One of the distinctive things about Macmillan is its people. In my career in charities they are consistently the best I have worked with, including the executive team.
Turnover and remodelling of the team means I have appointed half of it - two as internal promotions and one a former trustee who entered an open contest. We've progressed to gender balance, but the team still doesn't reflect the make-up of our paid and volunteer workforce, of which 80 per cent are women.
Courageously, I'm heading into the maelstrom of gender generalisations.
When Acevo did its landmark work on gender among charity chief executives, it was no surprise it found our glass ceiling more porous.
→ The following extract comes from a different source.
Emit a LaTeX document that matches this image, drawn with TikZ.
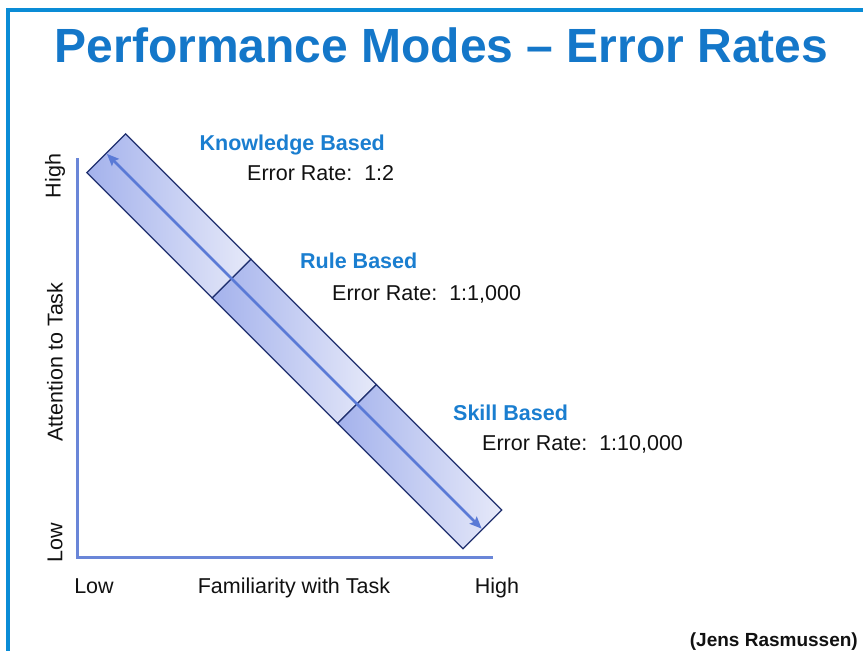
\documentclass[tikz,border=0pt]{standalone}
\usepackage{fontspec}
\setmainfont{Liberation Sans}
\usetikzlibrary{arrows.meta}
\definecolor{framecol}{HTML}{0A8CD6}
\definecolor{titlecol}{HTML}{1477C9}
\definecolor{headcol}{HTML}{1A7ED0}
\definecolor{axiscol}{HTML}{6A86D8}
\definecolor{banddark}{HTML}{A4B2EC}
\definecolor{bandlight}{HTML}{E6E9F9}
\definecolor{bandedge}{HTML}{1F2F6E}
\definecolor{arrowcol}{HTML}{5A7AD6}
\definecolor{txt}{HTML}{111111}
\begin{document}
\begin{tikzpicture}[x=1pt,y=-1pt,
  lbl/.style={font=\fontsize{21.5}{24}\selectfont, text=txt, inner sep=0pt},
  head/.style={font=\fontsize{21.5}{24}\selectfont\bfseries, text=headcol, inner sep=0pt, anchor=base west},
  rate/.style={lbl, anchor=base west},
  seg/.style={draw=bandedge, line width=1.3pt, rotate=-45, minimum width=177.3pt, minimum height=54.7pt, inner sep=0pt, outer sep=0pt, left color=banddark, right color=bandlight},
  axis/.style={draw=axiscol, line width=3pt}]
\useasboundingbox (0,0) rectangle (863,651);
\fill[white] (0,0) rectangle (863,651);
% frame
\draw[framecol, line width=4.2pt] (8,651) -- (8,10) -- (863,10);
% title
\node[anchor=base, inner sep=0pt, text=titlecol, font=\fontsize{48}{50}\selectfont\bfseries] (title) at (441.5,62.5) {Performance Modes -- Error Rates};
% axes
\coordinate (ytop) at (77,158);
\coordinate (origin) at (77,557);
\coordinate (xend) at (493,557);
\draw[axis] (ytop) -- (origin) -- (xend);
% band
\node[seg] (seg1) at (168.9,215.9) {};
\node[seg] (seg2) at (294.3,341.3) {};
\node[seg] (seg3) at (419.7,466.7) {};
\draw[arrowcol, line width=2.6pt, {Stealth[length=12pt,width=10pt,inset=2pt]}-{Stealth[length=12pt,width=10pt,inset=2pt]}, shorten <=1pt, shorten >=1pt] (seg1.west) -- (seg3.east);
% labels
\node[head] (kb) at (199.5,150) {Knowledge Based};
\node[rate] (kr) at (247,180) {Error Rate:\ \ 1:2};
\node[head] (rb) at (300,268) {Rule Based};
\node[rate] (rr) at (332,300) {Error Rate:\ \ 1:1,000};
\node[head] (sb) at (453,420) {Skill Based};
\node[rate] (sr) at (482,450) {Error Rate:\ \ 1:10,000};
% axis labels
\node[lbl, rotate=90] (yhigh) at (55,176) {High};
\node[lbl, rotate=90] (ytitle) at (55,362) {Attention to Task};
\node[lbl, rotate=90] (ylow) at (55,543) {Low};
\node[lbl, anchor=base] (xlow) at (94,593) {Low};
\node[lbl, anchor=base] (xtitle) at (294,593) {Familiarity with Task};
\node[lbl, anchor=base] (xhigh) at (497,593) {High};
% source
\node[anchor=base east, inner sep=0pt, font=\fontsize{19}{21}\selectfont\bfseries, text=txt] (src) at (858,646) {(Jens Rasmussen)};
\end{tikzpicture}
\end{document}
But in the sector's workforce, men mostly decide and women mostly do.
In the course of my career I've worked with all-female and all-male executive teams. Does it make a difference working with men or women? You bet. Men typically treat organisations like machines: outputs should be in direct relation to inputs and if they aren't you have a problem. "Think technical, think male," as Ruth Padel says in her lucent book 52 Ways of Looking at a Poem. Male discourse about organisations reflects this - looking for hard measures, indicators, ratios, impact and returns. Look at the business and finance pages of the daily press.
The gender ratio makes a difference to how a team behaves, too. Typically, women co-operate to find pathways through complexity; men compete to find the shortest route. The men in an executive group talk to each other differently, joshing and bantering until a bloke-joke reaches a climax, then starting on a new one. Men tell each other things rather than asking questions; they score points rather than affirming each other. Women in a minority in a male team often have to ventriloquise male discourse.
Women are not fluffy managers - the two finest managers I've worked with are both women. So does gender matter? It matters if there's a gulf between how the main workforce thinks and acts and what the top team does; it matters if talent goes needlessly to waste in charities. In the 1970s, I learned that men can't be feminists, but I also learned that men can understand how women perform, organise their working lives and demonstrate their successes. This isn't a matter of political correctness, but of leadership - of recognising what's in the interests of the charity and acting on it.